Том 2. Литературно–критические статьи и художественные произведения | страница 84



Потому, если слово преосвященного Иннокентия (ибо теперь имеем мы в виду выразить наше мнение исключительно о характере его красноречия), если слово его, проникнутое живостью как бы непосредственного воззрения на изображаемые им события, согретое приложением высших истин к очевидному и, так сказать, осязательному обозначению нашей современной жизни, если оно и редко касается вопросов догматических, редко стремится разрешить сомненья мысленные, то тем не менее, действуя прежде на чувство, оно не только не забывает умственного устроения нашего современного многомыслия, но (что составляет особенность его красноречия), не говоря о них, самым способом сердечного возбуждения оно уже отвечает на те умозрительные вопросы, на то утонченное раздвоение ума, которые составляют отличительный характер нашего века. Читая преосвященного Иннокентия, вы чувствуете, что ему небезызвестны ваши мысленные волнения, что вся гордость разумного развития, все хитросплетения современной науки не могут представить ему никакого нового возражения, еще незнакомого его многотрудившейся мысли, еще не побежденного верою в глубине внутреннего сознания. Этим, кажется, объясняется всеобщее действие его проповеди, равно согревающей сердце человека безграмотного и многоученого: это теплое слово веры твердой, не бессознательной, но уже испытавшей упорную борьбу с разумом, веры мыслящей и непобедимо прошедшей сквозь все нападения светской мудрости, сквозь все затруднения оторвавшейся от неба науки.

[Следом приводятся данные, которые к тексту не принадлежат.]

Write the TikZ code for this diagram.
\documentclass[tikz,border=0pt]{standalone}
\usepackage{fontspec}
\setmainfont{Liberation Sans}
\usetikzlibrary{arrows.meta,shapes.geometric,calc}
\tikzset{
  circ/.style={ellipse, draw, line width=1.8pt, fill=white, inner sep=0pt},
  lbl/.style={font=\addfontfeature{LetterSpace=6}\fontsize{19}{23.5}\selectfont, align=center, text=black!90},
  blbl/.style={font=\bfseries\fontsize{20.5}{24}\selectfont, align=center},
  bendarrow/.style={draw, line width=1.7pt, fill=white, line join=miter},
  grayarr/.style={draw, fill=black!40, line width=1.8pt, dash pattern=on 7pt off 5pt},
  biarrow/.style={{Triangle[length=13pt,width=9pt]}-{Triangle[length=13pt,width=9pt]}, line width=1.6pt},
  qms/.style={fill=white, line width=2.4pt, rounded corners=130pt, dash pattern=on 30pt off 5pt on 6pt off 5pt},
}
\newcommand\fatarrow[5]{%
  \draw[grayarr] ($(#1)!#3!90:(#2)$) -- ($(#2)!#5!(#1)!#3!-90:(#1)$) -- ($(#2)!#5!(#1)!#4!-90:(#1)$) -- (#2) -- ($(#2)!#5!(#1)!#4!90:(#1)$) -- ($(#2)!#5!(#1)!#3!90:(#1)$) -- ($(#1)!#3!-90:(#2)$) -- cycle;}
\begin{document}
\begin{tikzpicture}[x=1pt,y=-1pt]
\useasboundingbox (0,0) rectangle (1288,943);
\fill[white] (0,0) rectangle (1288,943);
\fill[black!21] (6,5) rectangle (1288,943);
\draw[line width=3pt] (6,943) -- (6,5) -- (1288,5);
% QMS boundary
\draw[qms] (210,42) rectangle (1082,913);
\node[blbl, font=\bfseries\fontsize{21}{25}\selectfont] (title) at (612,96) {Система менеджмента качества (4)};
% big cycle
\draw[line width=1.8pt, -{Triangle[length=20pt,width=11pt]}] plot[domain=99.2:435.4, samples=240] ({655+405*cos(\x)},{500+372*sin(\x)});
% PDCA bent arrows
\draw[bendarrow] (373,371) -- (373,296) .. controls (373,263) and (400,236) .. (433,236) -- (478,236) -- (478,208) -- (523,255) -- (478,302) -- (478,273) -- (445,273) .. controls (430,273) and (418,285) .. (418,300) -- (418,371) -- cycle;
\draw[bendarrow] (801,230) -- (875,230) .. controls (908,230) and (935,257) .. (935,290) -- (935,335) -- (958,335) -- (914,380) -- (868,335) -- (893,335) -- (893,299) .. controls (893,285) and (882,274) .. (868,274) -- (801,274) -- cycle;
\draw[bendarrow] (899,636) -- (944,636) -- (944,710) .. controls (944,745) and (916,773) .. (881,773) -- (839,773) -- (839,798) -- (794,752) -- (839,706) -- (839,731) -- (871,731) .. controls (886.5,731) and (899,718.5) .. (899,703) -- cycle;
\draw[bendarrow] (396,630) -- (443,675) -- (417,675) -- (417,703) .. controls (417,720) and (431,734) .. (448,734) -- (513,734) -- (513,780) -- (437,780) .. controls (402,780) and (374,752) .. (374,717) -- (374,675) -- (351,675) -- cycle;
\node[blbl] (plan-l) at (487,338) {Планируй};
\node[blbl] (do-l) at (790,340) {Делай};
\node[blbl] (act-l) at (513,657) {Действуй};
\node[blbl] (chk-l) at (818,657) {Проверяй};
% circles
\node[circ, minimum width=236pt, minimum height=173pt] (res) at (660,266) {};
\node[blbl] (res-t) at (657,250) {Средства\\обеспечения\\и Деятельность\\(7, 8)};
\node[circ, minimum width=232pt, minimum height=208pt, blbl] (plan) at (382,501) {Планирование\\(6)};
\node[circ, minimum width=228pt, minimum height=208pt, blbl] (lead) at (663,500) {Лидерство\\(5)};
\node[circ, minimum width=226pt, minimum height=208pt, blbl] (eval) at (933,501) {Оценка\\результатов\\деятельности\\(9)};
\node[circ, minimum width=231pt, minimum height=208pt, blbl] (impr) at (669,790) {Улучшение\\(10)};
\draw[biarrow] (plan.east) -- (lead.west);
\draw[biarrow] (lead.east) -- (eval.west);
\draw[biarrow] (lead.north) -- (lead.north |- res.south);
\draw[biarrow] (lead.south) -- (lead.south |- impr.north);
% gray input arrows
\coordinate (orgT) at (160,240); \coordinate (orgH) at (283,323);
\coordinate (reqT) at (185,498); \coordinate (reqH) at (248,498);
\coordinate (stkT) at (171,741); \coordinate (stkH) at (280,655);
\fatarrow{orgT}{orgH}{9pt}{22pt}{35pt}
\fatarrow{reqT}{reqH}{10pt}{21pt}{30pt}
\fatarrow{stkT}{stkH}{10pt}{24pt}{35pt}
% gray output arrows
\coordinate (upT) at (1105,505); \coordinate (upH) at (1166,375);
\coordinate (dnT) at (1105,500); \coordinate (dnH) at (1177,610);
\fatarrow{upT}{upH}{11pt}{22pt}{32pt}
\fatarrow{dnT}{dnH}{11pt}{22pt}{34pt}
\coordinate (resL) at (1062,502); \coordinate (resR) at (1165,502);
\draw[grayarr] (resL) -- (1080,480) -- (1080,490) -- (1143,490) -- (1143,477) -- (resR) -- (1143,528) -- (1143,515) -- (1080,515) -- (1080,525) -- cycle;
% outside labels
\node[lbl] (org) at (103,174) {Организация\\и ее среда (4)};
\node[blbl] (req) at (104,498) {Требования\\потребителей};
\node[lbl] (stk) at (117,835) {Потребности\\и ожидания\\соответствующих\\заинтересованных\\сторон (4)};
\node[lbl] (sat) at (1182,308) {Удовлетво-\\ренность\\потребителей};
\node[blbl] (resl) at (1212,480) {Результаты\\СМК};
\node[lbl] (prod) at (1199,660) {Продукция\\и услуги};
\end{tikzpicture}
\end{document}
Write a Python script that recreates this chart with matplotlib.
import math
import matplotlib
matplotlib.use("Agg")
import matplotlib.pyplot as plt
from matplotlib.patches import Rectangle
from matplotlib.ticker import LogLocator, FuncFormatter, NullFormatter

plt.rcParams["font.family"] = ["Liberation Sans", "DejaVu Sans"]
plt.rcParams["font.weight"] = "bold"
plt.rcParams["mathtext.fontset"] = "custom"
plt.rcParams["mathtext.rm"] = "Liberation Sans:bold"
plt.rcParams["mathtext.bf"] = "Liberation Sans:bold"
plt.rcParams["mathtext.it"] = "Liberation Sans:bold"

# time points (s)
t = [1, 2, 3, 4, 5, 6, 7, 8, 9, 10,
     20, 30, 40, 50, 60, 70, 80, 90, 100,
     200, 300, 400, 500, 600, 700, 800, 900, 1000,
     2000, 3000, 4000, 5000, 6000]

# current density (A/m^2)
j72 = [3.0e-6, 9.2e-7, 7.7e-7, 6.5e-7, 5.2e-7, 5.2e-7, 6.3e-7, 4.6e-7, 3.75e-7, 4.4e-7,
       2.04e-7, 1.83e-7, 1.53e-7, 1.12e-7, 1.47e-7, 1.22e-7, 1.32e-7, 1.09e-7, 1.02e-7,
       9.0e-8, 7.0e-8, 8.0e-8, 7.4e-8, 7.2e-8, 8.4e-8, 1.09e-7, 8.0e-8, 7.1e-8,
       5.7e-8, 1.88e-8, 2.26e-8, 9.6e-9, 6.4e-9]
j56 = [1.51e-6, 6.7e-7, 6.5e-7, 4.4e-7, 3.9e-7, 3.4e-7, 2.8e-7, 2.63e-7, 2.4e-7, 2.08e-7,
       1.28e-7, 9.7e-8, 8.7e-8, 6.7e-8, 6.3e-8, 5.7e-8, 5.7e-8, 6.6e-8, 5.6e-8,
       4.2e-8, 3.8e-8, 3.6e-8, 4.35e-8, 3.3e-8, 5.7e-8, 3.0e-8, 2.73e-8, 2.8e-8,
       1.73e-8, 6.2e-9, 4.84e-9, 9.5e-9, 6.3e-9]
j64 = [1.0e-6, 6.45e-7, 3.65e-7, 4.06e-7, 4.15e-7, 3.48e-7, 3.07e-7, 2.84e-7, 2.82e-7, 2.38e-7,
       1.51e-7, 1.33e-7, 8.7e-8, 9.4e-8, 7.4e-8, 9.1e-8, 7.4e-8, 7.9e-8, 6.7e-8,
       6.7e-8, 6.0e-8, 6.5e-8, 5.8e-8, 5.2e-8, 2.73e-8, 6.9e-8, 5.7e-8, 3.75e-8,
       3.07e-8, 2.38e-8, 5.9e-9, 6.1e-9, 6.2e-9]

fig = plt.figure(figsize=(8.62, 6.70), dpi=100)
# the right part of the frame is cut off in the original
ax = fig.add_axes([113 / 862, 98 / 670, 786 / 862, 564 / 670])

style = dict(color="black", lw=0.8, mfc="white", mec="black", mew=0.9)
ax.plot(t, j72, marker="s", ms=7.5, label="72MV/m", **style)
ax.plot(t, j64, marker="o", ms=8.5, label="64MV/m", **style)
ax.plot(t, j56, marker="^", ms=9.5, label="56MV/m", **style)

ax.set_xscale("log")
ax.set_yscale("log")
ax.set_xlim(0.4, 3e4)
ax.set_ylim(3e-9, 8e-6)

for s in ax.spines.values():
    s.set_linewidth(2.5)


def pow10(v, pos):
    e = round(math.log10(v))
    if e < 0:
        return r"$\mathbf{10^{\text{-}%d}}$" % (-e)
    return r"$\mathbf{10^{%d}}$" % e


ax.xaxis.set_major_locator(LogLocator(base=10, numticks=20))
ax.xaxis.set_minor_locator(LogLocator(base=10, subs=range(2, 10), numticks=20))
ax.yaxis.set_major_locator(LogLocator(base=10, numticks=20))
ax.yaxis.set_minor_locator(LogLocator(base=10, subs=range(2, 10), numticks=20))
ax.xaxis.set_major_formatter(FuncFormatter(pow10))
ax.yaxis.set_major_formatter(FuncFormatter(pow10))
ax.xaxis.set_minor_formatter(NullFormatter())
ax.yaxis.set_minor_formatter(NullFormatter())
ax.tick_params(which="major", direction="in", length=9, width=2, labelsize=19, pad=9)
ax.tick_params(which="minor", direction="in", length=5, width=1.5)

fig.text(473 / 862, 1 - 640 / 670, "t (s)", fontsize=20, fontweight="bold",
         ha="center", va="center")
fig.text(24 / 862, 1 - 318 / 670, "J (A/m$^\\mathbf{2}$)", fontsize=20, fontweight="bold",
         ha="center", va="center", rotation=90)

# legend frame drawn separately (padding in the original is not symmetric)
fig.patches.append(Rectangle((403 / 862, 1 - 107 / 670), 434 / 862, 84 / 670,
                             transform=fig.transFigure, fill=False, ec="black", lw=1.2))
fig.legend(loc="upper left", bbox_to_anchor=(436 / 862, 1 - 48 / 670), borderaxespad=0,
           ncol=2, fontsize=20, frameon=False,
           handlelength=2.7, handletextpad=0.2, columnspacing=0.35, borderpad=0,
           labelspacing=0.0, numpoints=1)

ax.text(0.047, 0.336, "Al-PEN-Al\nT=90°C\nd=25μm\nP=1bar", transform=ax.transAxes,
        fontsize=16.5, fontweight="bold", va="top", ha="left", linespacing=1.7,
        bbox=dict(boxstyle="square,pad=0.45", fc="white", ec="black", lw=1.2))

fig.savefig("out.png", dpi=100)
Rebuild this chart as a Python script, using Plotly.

Но если справедливо сказанное нами, то неоспоримо и то, что произведения преосвященного Иннокентия тем более должны иметь действие, чем более выражается в них замеченная нами особенность его силы. Применяя же сказанное нами к тем двум книгам, по поводу которых мы начали это рассуждение, мы сознаемся, что, несмотря на все их достоинства, не умели мы найти в них тех отличительных качеств, которыми согреты другие произведения преосвященного. Признаемся также, что вина этому заключается не в книгах, читанных нами, но в нас, их читавших. Потому мы не судим их достоинства, только выражаем впечатление их на нас, зная притом, что для лучшей части читателей преосвященного впечатление это будет совершенно иное, ибо чем полнее, чем выше раскрывается жизнь духовная в человеке, тем совершеннее отлучается он от минутных волнений времени, тем менее нуждается в новом, в еще не сказанном, в современном, и тем более смысла получают в глазах его истины вечные, хотя всем известные, но всегда новые для его благочестивого внимания, истины душеполезные, святые, во всякое время равно принадлежащие святой церкви и теперь ясно и верно повторенные ее знаменитым пастырем.